Friday, May 1, 2020

Triumph of the Will (1935, Leni Riefenstahl)

Quest Status: #699 / 1000

TSPDT Rank #483

Roger Ebert said of Triumph of the Will, "It is a terrible film, paralyzingly dull, simpleminded, overlong and not even "manipulative," because it is too clumsy to manipulate anyone but a true believer." This is true. For years, I have avoided Triumph of the Will, not wanting to become a spectator of a Nazi rally filled with Adolf Hitler's impassioned speeches. For years, I have also heard that, like Birth of a Nation, Triumph of the Will is a despicable great film - admirable for its artistic achievements, but not its content. And you could definitely make a case for this. Leni Riefenstahl was one of the first filmmakers to capture an event attended by almost a million people, which she did with grandiose arrangements of human beings and technical feats of wonder.

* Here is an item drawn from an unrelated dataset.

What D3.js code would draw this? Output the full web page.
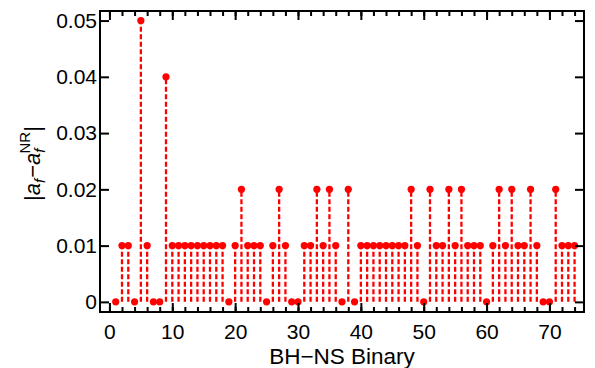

Triumph of the Will (1935)

That Triumph of the Will is technically impressive was not a surprise to me. However, in listening to the words of Adolf Hitler and other luminaries of the Third Reich over the course of this painfully long film (less a documentary than a mechanical record of a mass gathering), I made another unexpected discovery. The evil on display in this film is utterly banal and ordinary - difficult to watch not because it's inherently horrifying, but because it's downright boring. Being that this film covers the 1934 Nuremberg rally, well before the dawn of World War II in Europe, outright hints of evil are few and far between here. Hitler's speeches are largely optimistic and filled with bombastic platitudes - about the possibility of the future, the new rights that he intends to give to the formerly dispossessed, equal opportunities for all Germans, and Germany for Germans first. Only in his closing speech does Hitler begin to hint at his plans for "getting rid" of undesirable elements in order to purify the Nazi Party and therefore create a perfect, unified Germany.

Triumph of the Will (1935)

These speeches are interesting to the extent that their sentiments are quite similar to those given by certain other politicians in the 75 years since the rally took place. But all of the spectacular crowd shots and historical value aside, there is not much more to Triumph of the Will than a lot of speeches and parades. Hitler and the Nazi Party may have attracted a lot of followers, but they did it by winning over popular opinion with a pretty simple and easy-to-digest political platform. There are a few sequences here that will take your breath away, along with some innovative imagery that certainly made an influence on that uniquely postwar brand of propaganda: TV commercials. Otherwise I have to agree with Ebert. This is no Eisenstein film that will make you want to rally around the Bolsheviks even if you don't know what their revolution was all about. It's not much more than a technically impressive political advertisement - well-made, but not likely to convince anyone not already a supporter. And it's way too long.